• _WRITTEN PROBLEM_: Give back the full listing, character for character, with no pictures.
## begin COLLECTED MATERIAL
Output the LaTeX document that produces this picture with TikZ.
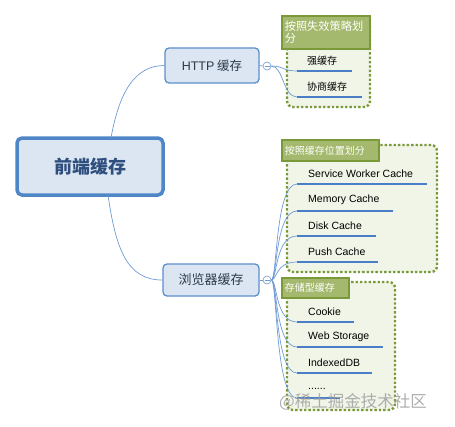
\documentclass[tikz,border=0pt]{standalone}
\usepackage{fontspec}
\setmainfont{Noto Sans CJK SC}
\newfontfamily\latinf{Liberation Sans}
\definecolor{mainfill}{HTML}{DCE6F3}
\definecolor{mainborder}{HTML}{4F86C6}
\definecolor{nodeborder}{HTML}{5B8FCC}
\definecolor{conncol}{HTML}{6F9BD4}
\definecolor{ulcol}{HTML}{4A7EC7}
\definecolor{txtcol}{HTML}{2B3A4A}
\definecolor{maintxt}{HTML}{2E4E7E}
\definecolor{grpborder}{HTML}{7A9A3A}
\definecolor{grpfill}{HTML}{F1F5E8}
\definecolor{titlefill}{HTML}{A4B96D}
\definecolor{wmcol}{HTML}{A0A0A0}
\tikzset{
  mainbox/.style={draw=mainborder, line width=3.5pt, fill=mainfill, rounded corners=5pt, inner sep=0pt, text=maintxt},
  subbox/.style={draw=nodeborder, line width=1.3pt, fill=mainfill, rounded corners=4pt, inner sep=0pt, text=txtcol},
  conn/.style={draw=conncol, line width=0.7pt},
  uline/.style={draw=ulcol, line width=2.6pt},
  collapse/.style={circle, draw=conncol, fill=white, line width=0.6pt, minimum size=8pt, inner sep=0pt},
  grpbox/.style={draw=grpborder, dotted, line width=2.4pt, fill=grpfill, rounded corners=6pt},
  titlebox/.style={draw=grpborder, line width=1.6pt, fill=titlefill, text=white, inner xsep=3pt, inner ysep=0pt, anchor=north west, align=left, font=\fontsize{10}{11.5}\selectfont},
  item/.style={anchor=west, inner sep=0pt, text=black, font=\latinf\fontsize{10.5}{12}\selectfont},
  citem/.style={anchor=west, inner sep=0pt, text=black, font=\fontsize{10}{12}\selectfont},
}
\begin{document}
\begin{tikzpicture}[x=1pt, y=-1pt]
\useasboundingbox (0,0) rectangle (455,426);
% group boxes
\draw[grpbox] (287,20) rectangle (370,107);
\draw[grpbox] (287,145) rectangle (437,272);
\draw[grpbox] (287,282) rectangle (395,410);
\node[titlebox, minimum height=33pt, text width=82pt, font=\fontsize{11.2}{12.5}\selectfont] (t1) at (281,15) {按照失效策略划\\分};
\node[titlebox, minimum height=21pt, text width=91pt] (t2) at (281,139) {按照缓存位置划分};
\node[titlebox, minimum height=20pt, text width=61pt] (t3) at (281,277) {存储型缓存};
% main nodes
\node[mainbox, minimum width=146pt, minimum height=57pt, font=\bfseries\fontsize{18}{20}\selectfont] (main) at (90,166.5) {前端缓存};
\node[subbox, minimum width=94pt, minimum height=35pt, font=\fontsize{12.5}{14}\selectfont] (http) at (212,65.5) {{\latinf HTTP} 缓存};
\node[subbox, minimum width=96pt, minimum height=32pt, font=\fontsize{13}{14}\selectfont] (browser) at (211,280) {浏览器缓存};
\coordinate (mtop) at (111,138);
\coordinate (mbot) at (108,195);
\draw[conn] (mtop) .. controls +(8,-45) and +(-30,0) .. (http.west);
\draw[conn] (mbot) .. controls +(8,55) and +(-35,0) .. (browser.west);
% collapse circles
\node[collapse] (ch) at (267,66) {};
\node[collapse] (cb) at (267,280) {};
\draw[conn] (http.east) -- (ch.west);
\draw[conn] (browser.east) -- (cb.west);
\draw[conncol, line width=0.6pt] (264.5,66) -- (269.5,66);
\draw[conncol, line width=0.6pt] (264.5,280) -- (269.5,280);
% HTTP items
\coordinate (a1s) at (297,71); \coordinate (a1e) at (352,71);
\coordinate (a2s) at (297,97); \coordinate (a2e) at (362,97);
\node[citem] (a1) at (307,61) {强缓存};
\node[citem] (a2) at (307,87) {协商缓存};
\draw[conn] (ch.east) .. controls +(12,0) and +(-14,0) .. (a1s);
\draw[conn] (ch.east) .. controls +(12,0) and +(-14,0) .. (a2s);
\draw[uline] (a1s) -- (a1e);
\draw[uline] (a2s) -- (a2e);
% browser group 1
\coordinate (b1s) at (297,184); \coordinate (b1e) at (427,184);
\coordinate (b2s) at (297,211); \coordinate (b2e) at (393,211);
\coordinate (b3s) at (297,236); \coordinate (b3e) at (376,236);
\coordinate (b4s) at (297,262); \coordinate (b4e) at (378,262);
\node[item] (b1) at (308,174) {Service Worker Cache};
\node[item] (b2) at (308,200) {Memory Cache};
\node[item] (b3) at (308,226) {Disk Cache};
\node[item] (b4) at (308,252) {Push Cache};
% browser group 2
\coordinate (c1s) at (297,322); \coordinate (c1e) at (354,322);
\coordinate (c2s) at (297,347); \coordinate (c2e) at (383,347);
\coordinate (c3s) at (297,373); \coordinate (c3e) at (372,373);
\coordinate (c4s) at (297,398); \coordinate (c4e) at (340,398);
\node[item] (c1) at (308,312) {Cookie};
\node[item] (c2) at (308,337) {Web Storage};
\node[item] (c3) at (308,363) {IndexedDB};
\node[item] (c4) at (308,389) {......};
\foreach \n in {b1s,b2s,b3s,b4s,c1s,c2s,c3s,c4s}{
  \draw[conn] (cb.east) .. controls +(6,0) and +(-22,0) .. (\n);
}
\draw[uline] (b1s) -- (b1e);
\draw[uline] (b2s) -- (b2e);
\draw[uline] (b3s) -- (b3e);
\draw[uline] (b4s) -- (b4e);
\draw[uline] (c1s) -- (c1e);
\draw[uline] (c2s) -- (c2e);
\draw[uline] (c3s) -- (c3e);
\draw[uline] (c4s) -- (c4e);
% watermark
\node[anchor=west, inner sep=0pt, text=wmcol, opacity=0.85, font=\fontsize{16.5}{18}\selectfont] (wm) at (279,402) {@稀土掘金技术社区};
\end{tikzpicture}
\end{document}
## end COLLECTED MATERIAL
• _SOLUTION TO THIS TASK_:
Output the LaTeX document that produces this picture with TikZ.
\documentclass[tikz,border=0pt]{standalone}
\usepackage{fontspec}
\setmainfont{Noto Sans CJK SC}
\newfontfamily\latinf{Liberation Sans}
\definecolor{mainfill}{HTML}{DCE6F3}
\definecolor{mainborder}{HTML}{4F86C6}
\definecolor{nodeborder}{HTML}{5B8FCC}
\definecolor{conncol}{HTML}{6F9BD4}
\definecolor{ulcol}{HTML}{4A7EC7}
\definecolor{txtcol}{HTML}{2B3A4A}
\definecolor{maintxt}{HTML}{2E4E7E}
\definecolor{grpborder}{HTML}{7A9A3A}
\definecolor{grpfill}{HTML}{F1F5E8}
\definecolor{titlefill}{HTML}{A4B96D}
\definecolor{wmcol}{HTML}{A0A0A0}
\tikzset{
  mainbox/.style={draw=mainborder, line width=3.5pt, fill=mainfill, rounded corners=5pt, inner sep=0pt, text=maintxt},
  subbox/.style={draw=nodeborder, line width=1.3pt, fill=mainfill, rounded corners=4pt, inner sep=0pt, text=txtcol},
  conn/.style={draw=conncol, line width=0.7pt},
  uline/.style={draw=ulcol, line width=2.6pt},
  collapse/.style={circle, draw=conncol, fill=white, line width=0.6pt, minimum size=8pt, inner sep=0pt},
  grpbox/.style={draw=grpborder, dotted, line width=2.4pt, fill=grpfill, rounded corners=6pt},
  titlebox/.style={draw=grpborder, line width=1.6pt, fill=titlefill, text=white, inner xsep=3pt, inner ysep=0pt, anchor=north west, align=left, font=\fontsize{10}{11.5}\selectfont},
  item/.style={anchor=west, inner sep=0pt, text=black, font=\latinf\fontsize{10.5}{12}\selectfont},
  citem/.style={anchor=west, inner sep=0pt, text=black, font=\fontsize{10}{12}\selectfont},
}
\begin{document}
\begin{tikzpicture}[x=1pt, y=-1pt]
\useasboundingbox (0,0) rectangle (455,426);
% group boxes
\draw[grpbox] (287,20) rectangle (370,107);
\draw[grpbox] (287,145) rectangle (437,272);
\draw[grpbox] (287,282) rectangle (395,410);
\node[titlebox, minimum height=33pt, text width=82pt, font=\fontsize{11.2}{12.5}\selectfont] (t1) at (281,15) {按照失效策略划\\分};
\node[titlebox, minimum height=21pt, text width=91pt] (t2) at (281,139) {按照缓存位置划分};
\node[titlebox, minimum height=20pt, text width=61pt] (t3) at (281,277) {存储型缓存};
% main nodes
\node[mainbox, minimum width=146pt, minimum height=57pt, font=\bfseries\fontsize{18}{20}\selectfont] (main) at (90,166.5) {前端缓存};
\node[subbox, minimum width=94pt, minimum height=35pt, font=\fontsize{12.5}{14}\selectfont] (http) at (212,65.5) {{\latinf HTTP} 缓存};
\node[subbox, minimum width=96pt, minimum height=32pt, font=\fontsize{13}{14}\selectfont] (browser) at (211,280) {浏览器缓存};
\coordinate (mtop) at (111,138);
\coordinate (mbot) at (108,195);
\draw[conn] (mtop) .. controls +(8,-45) and +(-30,0) .. (http.west);
\draw[conn] (mbot) .. controls +(8,55) and +(-35,0) .. (browser.west);
% collapse circles
\node[collapse] (ch) at (267,66) {};
\node[collapse] (cb) at (267,280) {};
\draw[conn] (http.east) -- (ch.west);
\draw[conn] (browser.east) -- (cb.west);
\draw[conncol, line width=0.6pt] (264.5,66) -- (269.5,66);
\draw[conncol, line width=0.6pt] (264.5,280) -- (269.5,280);
% HTTP items
\coordinate (a1s) at (297,71); \coordinate (a1e) at (352,71);
\coordinate (a2s) at (297,97); \coordinate (a2e) at (362,97);
\node[citem] (a1) at (307,61) {强缓存};
\node[citem] (a2) at (307,87) {协商缓存};
\draw[conn] (ch.east) .. controls +(12,0) and +(-14,0) .. (a1s);
\draw[conn] (ch.east) .. controls +(12,0) and +(-14,0) .. (a2s);
\draw[uline] (a1s) -- (a1e);
\draw[uline] (a2s) -- (a2e);
% browser group 1
\coordinate (b1s) at (297,184); \coordinate (b1e) at (427,184);
\coordinate (b2s) at (297,211); \coordinate (b2e) at (393,211);
\coordinate (b3s) at (297,236); \coordinate (b3e) at (376,236);
\coordinate (b4s) at (297,262); \coordinate (b4e) at (378,262);
\node[item] (b1) at (308,174) {Service Worker Cache};
\node[item] (b2) at (308,200) {Memory Cache};
\node[item] (b3) at (308,226) {Disk Cache};
\node[item] (b4) at (308,252) {Push Cache};
% browser group 2
\coordinate (c1s) at (297,322); \coordinate (c1e) at (354,322);
\coordinate (c2s) at (297,347); \coordinate (c2e) at (383,347);
\coordinate (c3s) at (297,373); \coordinate (c3e) at (372,373);
\coordinate (c4s) at (297,398); \coordinate (c4e) at (340,398);
\node[item] (c1) at (308,312) {Cookie};
\node[item] (c2) at (308,337) {Web Storage};
\node[item] (c3) at (308,363) {IndexedDB};
\node[item] (c4) at (308,389) {......};
\foreach \n in {b1s,b2s,b3s,b4s,c1s,c2s,c3s,c4s}{
  \draw[conn] (cb.east) .. controls +(6,0) and +(-22,0) .. (\n);
}
\draw[uline] (b1s) -- (b1e);
\draw[uline] (b2s) -- (b2e);
\draw[uline] (b3s) -- (b3e);
\draw[uline] (b4s) -- (b4e);
\draw[uline] (c1s) -- (c1e);
\draw[uline] (c2s) -- (c2e);
\draw[uline] (c3s) -- (c3e);
\draw[uline] (c4s) -- (c4e);
% watermark
\node[anchor=west, inner sep=0pt, text=wmcol, opacity=0.85, font=\fontsize{16.5}{18}\selectfont] (wm) at (279,402) {@稀土掘金技术社区};
\end{tikzpicture}
\end{document}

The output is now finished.